Just retrain, management says

Sound familiar? You lose your job and The Man, from his paneled office, says, don’t worry. There are plenty of jobs out there. Just retrain.

In my case, as in many, management was missing the point. I didn’t want to retrain. I had thirty years invested in printing and publishing and that’s where I wanted to stay. It hadn’t made me rich enough to move elsewhere for retraining and a new job. Besides, it was what I knew and loved.

As it turned out, all of that was moot anyway. I was forced to accept that nobody wanted to hire a 55-year-old, or a 56-year-old, or a 57-year old. Not that I didn’t already know it. I had been in on my employer’s side of the discussion when a highly qualified 57-year-old was applying for a position. The bottom line was his age; my organization didn’t want someone who “just wanted a place to park until his retirement.”

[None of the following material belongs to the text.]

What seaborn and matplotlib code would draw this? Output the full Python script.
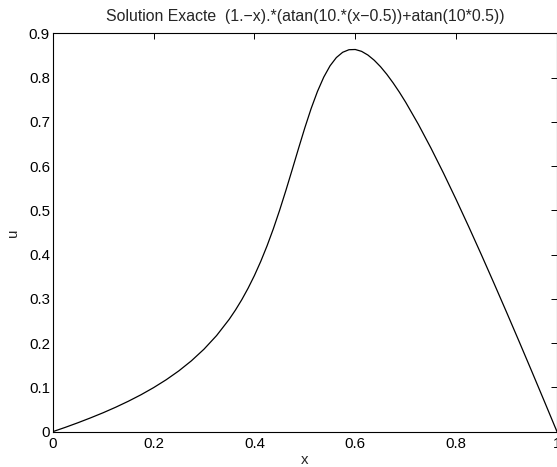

Nor, apparently, had my boss wanted to retain anyone in that age group. Experience didn’t matter. I was the only one in the organization who knew anything about publishing, but hey, by the time I got booted, the secretaries were cranking out stuff with Word, and it looked great (different fonts, columns, and everything!) to the uninitiated. So on a variety of pretexts (they never settled on one, and none related to my job performance), I was terminated.

Need I mention that my chair was hardly cold before they hired two or three lovely young women who happily shared what I used to make.

If you’re the worker, the one in the trenches every day, you understand what I’m talking about. If you’re management, you don’t care.